Source code of charts
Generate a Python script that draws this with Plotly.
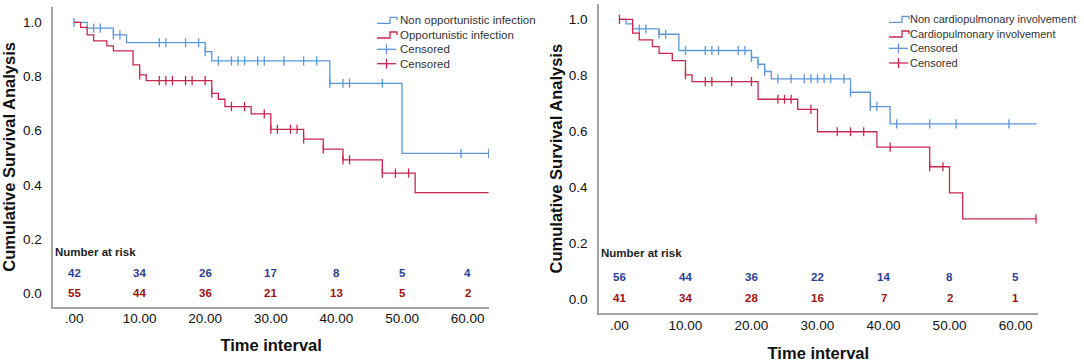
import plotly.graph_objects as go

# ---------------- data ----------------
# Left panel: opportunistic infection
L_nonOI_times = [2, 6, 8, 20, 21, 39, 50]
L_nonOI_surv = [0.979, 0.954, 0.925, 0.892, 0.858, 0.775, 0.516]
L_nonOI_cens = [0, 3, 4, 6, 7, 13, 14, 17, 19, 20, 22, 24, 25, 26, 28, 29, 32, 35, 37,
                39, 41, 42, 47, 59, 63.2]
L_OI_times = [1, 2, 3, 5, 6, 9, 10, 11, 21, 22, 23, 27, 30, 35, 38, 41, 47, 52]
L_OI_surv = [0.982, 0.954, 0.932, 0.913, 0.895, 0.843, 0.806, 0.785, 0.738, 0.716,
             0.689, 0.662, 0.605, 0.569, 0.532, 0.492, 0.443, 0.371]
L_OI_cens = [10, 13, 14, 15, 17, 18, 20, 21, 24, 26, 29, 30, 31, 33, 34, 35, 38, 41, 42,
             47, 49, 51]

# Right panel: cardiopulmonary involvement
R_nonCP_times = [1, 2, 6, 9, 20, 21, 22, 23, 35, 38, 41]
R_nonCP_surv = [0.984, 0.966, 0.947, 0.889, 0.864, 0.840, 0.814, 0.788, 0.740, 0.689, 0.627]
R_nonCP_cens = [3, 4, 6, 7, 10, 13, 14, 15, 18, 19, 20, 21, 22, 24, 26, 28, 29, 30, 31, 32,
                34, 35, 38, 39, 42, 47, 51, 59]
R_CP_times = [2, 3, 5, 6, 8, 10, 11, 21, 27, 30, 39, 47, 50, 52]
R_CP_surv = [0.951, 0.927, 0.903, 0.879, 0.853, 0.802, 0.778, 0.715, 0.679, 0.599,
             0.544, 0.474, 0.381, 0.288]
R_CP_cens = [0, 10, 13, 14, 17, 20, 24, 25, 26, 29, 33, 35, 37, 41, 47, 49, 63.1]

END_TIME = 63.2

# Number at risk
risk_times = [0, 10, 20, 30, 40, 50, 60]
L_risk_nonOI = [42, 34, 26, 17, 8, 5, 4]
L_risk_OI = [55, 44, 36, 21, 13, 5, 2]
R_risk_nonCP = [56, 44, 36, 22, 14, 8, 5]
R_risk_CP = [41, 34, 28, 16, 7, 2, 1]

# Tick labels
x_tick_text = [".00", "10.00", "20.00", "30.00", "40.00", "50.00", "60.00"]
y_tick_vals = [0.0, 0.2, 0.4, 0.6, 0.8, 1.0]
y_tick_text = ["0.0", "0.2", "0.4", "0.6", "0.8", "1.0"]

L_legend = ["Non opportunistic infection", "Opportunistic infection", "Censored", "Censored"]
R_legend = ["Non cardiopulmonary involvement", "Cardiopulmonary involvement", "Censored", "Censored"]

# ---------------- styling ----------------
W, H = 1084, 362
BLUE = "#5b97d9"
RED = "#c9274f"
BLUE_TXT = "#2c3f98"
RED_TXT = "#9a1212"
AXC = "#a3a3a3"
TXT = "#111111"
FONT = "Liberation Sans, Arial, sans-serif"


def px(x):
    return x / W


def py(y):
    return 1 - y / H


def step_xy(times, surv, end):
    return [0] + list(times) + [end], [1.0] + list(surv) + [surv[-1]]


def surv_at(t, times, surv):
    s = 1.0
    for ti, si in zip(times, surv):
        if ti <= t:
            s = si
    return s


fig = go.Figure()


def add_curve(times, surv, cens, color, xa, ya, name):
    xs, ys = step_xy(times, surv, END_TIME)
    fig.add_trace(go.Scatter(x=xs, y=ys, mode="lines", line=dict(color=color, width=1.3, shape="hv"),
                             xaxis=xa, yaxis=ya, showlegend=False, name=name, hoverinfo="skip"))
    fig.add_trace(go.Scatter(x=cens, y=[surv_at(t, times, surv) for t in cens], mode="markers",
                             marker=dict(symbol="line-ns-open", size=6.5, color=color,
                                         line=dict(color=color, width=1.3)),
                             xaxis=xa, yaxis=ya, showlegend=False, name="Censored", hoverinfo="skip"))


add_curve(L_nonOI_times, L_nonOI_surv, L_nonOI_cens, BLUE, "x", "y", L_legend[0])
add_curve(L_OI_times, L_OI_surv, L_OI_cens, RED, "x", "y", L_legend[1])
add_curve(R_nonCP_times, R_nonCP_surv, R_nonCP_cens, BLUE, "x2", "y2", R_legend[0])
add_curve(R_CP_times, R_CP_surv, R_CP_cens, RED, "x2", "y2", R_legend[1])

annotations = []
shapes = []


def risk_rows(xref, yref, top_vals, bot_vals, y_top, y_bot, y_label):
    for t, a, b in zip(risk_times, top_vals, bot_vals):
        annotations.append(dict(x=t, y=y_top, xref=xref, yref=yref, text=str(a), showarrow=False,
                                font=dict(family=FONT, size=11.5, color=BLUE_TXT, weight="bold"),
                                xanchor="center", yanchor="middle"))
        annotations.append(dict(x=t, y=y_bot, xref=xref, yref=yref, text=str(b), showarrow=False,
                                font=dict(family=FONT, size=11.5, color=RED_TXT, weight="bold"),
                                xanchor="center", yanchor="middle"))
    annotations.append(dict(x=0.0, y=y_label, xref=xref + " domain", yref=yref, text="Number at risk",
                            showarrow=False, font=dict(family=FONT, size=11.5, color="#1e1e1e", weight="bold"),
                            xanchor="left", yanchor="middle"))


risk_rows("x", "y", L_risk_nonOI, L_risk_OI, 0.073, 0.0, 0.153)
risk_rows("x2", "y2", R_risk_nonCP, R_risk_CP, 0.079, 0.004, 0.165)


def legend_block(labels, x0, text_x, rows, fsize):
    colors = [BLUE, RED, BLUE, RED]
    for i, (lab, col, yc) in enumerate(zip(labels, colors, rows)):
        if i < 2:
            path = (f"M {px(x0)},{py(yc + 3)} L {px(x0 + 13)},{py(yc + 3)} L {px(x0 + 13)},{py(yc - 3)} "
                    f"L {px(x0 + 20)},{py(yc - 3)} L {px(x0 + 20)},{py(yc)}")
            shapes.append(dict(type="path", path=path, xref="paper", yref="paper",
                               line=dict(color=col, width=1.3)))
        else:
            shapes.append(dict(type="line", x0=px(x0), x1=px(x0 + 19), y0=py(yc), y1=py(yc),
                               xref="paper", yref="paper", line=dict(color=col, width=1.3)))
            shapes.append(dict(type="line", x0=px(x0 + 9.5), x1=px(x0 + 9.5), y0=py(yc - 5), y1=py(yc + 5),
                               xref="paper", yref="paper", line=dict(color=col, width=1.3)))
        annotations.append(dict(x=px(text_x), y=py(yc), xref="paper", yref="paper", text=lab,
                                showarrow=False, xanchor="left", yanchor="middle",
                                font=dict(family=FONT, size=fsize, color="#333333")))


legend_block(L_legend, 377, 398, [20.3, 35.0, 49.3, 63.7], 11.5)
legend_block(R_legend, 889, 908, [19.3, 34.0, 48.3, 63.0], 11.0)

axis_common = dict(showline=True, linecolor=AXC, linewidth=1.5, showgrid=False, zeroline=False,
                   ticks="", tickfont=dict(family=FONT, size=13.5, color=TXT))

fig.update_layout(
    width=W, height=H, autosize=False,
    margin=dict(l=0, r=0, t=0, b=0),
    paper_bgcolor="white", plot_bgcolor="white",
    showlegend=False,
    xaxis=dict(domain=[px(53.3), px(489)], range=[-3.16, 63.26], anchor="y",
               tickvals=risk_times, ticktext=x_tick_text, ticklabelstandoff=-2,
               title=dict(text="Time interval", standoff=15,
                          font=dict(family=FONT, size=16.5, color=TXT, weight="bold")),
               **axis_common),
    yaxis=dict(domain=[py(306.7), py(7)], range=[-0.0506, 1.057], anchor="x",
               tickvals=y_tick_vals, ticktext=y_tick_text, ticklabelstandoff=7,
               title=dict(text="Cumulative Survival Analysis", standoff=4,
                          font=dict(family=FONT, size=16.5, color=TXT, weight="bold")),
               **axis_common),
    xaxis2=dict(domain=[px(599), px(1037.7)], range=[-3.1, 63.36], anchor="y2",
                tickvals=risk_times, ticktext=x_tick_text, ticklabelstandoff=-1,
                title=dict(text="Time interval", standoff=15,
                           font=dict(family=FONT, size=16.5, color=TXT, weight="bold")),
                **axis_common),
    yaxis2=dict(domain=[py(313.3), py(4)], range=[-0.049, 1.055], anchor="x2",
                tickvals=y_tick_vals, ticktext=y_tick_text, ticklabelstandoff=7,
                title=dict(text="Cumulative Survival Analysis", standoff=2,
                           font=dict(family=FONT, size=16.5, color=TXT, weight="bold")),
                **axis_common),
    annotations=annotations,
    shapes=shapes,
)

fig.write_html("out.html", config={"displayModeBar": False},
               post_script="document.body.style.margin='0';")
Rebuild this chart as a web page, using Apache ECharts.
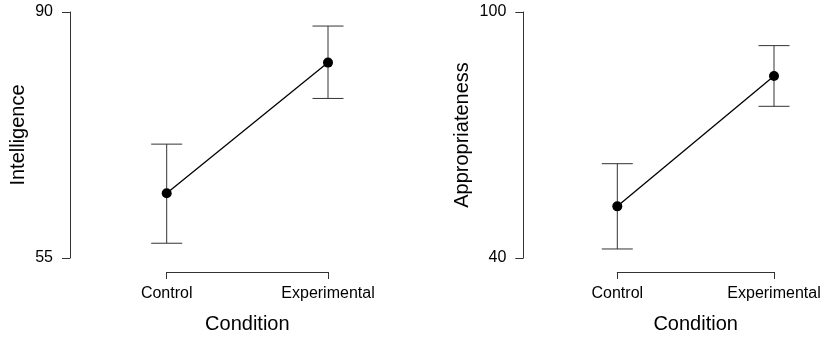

→ **YOUR GOAL**:
Please return, exactly as written, the lines from the first line of the records above through the line containing "import plotly.graph_objects as go", both included, leaving out any pictures.

→ **COMPLETED EXERCISE**:
Generate a Python script that draws this with Plotly.
import plotly.graph_objects as go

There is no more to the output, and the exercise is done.